■ **Exercise instructions**: Pictures stay out. Extract the lines below from the first one through the line with "-0.060, -0.067, -0.072, -0.076, -0.077, -0.080]", both included.

■ **Data segment**:
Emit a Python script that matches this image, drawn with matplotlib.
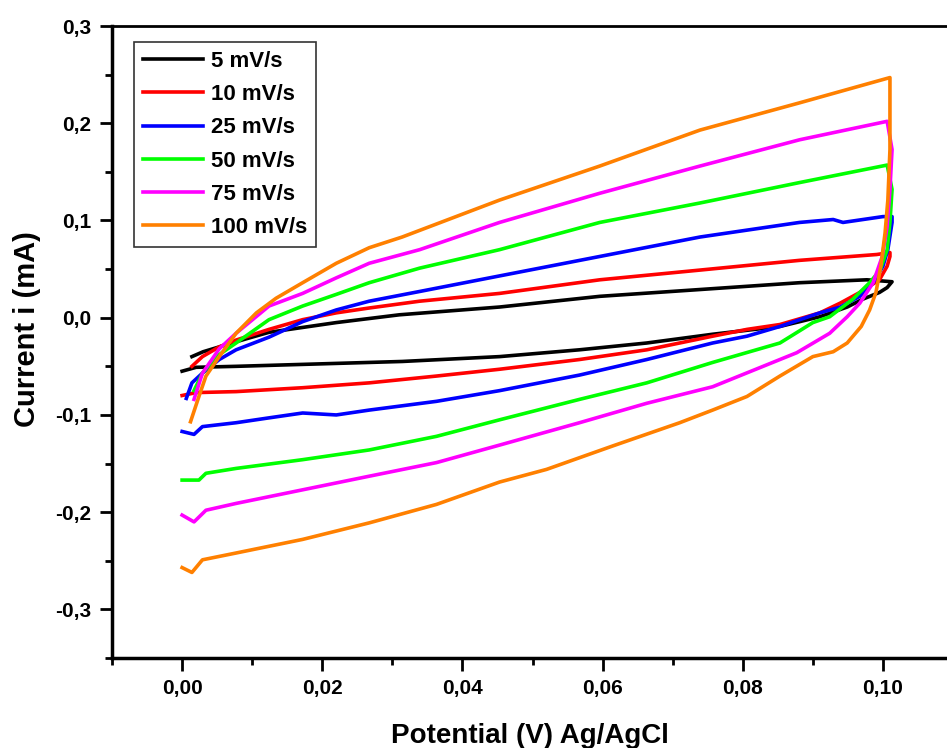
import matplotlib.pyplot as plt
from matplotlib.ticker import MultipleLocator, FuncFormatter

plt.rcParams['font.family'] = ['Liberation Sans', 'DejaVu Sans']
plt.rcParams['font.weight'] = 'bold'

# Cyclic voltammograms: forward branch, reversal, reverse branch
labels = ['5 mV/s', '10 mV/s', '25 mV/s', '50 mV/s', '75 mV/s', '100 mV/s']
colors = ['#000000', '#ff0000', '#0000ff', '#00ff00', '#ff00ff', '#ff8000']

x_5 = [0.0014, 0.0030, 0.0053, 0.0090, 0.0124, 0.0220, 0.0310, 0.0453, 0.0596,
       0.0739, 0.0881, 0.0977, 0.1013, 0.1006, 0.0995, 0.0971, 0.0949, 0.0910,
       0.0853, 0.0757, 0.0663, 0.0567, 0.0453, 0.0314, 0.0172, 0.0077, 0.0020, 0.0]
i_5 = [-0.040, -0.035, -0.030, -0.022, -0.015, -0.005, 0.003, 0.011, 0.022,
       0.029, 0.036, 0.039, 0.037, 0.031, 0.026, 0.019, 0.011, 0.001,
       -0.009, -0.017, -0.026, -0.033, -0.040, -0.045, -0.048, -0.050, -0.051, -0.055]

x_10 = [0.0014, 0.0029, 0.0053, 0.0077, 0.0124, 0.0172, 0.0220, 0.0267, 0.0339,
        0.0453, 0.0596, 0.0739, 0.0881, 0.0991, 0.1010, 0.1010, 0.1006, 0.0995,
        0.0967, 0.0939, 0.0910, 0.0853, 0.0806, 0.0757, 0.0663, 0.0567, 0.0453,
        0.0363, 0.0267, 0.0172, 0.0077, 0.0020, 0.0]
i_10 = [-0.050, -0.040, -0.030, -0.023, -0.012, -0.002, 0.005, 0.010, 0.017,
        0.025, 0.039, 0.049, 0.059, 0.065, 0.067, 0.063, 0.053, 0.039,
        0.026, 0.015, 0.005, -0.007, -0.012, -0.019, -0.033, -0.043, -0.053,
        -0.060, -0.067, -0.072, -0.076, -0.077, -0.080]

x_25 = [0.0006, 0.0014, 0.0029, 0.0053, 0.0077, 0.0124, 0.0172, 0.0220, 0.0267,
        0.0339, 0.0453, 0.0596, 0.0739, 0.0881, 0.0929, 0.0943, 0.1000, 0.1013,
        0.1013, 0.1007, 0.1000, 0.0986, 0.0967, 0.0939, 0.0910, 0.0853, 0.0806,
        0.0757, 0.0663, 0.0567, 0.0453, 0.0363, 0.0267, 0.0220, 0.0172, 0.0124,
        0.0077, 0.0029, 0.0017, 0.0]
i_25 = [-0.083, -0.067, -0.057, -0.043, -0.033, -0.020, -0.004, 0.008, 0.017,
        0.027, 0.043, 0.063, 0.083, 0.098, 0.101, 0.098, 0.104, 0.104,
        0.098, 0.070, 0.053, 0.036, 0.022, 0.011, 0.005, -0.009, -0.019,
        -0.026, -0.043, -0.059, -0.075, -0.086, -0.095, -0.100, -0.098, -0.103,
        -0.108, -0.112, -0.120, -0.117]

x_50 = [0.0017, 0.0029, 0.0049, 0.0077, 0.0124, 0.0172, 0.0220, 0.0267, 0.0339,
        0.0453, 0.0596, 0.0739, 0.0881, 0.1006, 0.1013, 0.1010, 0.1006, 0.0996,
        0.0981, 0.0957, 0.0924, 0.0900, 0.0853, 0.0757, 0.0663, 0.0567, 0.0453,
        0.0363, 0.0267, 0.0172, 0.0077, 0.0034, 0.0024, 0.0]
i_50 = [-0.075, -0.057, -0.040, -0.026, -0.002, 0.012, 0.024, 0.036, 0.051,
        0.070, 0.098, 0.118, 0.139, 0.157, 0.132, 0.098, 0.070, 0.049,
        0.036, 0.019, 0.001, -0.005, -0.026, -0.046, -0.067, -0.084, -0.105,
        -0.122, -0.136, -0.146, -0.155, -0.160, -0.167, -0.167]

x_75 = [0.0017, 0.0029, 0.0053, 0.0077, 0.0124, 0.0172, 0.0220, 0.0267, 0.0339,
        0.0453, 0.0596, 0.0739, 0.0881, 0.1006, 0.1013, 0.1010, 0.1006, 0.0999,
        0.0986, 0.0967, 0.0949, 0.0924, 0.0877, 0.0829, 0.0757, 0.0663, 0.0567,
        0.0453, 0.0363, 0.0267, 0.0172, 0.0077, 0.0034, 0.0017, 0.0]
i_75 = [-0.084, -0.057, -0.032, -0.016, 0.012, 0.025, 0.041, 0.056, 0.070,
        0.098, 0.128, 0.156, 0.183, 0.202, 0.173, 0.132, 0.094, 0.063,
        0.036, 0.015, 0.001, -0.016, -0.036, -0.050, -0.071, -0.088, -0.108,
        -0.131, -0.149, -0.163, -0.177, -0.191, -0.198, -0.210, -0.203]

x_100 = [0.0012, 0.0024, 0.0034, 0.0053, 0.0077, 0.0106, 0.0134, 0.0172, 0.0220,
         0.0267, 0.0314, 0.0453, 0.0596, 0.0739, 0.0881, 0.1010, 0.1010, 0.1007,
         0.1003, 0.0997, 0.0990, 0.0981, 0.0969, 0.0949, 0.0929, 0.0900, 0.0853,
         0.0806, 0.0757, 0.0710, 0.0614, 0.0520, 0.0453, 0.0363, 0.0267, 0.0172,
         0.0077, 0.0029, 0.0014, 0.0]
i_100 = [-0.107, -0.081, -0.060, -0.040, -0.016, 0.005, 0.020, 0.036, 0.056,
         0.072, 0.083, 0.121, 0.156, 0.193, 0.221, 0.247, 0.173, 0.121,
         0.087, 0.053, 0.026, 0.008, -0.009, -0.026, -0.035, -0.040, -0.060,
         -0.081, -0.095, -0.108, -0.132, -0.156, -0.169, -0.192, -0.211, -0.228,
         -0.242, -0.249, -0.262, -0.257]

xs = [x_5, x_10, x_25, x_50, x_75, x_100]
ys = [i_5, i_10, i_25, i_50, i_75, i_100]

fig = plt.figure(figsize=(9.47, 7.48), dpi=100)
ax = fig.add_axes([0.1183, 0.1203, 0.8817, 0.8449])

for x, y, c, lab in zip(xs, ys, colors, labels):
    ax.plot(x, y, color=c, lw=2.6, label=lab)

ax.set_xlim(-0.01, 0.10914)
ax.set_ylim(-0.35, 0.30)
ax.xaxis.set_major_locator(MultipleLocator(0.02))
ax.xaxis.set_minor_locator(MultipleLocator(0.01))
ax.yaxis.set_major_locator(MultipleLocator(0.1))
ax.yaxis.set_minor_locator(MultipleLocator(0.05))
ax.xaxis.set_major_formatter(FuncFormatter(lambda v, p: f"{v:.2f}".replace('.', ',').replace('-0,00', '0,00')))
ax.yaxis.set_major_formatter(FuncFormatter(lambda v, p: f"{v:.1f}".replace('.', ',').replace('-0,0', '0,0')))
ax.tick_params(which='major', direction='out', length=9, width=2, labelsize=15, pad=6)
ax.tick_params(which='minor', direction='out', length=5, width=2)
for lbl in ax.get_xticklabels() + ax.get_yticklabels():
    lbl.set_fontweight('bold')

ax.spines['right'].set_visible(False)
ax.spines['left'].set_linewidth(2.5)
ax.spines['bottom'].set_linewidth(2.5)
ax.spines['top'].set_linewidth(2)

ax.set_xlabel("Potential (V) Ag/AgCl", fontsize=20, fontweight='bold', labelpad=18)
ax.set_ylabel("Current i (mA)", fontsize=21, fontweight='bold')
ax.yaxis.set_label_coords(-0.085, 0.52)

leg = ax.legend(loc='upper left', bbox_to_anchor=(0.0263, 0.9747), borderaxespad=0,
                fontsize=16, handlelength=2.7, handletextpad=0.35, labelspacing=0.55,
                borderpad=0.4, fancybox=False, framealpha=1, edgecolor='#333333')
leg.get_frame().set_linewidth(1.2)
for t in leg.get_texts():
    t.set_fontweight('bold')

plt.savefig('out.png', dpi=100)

■ **Result**:
Emit a Python script that matches this image, drawn with matplotlib.
import matplotlib.pyplot as plt
from matplotlib.ticker import MultipleLocator, FuncFormatter

plt.rcParams['font.family'] = ['Liberation Sans', 'DejaVu Sans']
plt.rcParams['font.weight'] = 'bold'

# Cyclic voltammograms: forward branch, reversal, reverse branch
labels = ['5 mV/s', '10 mV/s', '25 mV/s', '50 mV/s', '75 mV/s', '100 mV/s']
colors = ['#000000', '#ff0000', '#0000ff', '#00ff00', '#ff00ff', '#ff8000']

x_5 = [0.0014, 0.0030, 0.0053, 0.0090, 0.0124, 0.0220, 0.0310, 0.0453, 0.0596,
       0.0739, 0.0881, 0.0977, 0.1013, 0.1006, 0.0995, 0.0971, 0.0949, 0.0910,
       0.0853, 0.0757, 0.0663, 0.0567, 0.0453, 0.0314, 0.0172, 0.0077, 0.0020, 0.0]
i_5 = [-0.040, -0.035, -0.030, -0.022, -0.015, -0.005, 0.003, 0.011, 0.022,
       0.029, 0.036, 0.039, 0.037, 0.031, 0.026, 0.019, 0.011, 0.001,
       -0.009, -0.017, -0.026, -0.033, -0.040, -0.045, -0.048, -0.050, -0.051, -0.055]

x_10 = [0.0014, 0.0029, 0.0053, 0.0077, 0.0124, 0.0172, 0.0220, 0.0267, 0.0339,
        0.0453, 0.0596, 0.0739, 0.0881, 0.0991, 0.1010, 0.1010, 0.1006, 0.0995,
        0.0967, 0.0939, 0.0910, 0.0853, 0.0806, 0.0757, 0.0663, 0.0567, 0.0453,
        0.0363, 0.0267, 0.0172, 0.0077, 0.0020, 0.0]
i_10 = [-0.050, -0.040, -0.030, -0.023, -0.012, -0.002, 0.005, 0.010, 0.017,
        0.025, 0.039, 0.049, 0.059, 0.065, 0.067, 0.063, 0.053, 0.039,
        0.026, 0.015, 0.005, -0.007, -0.012, -0.019, -0.033, -0.043, -0.053,
        -0.060, -0.067, -0.072, -0.076, -0.077, -0.080]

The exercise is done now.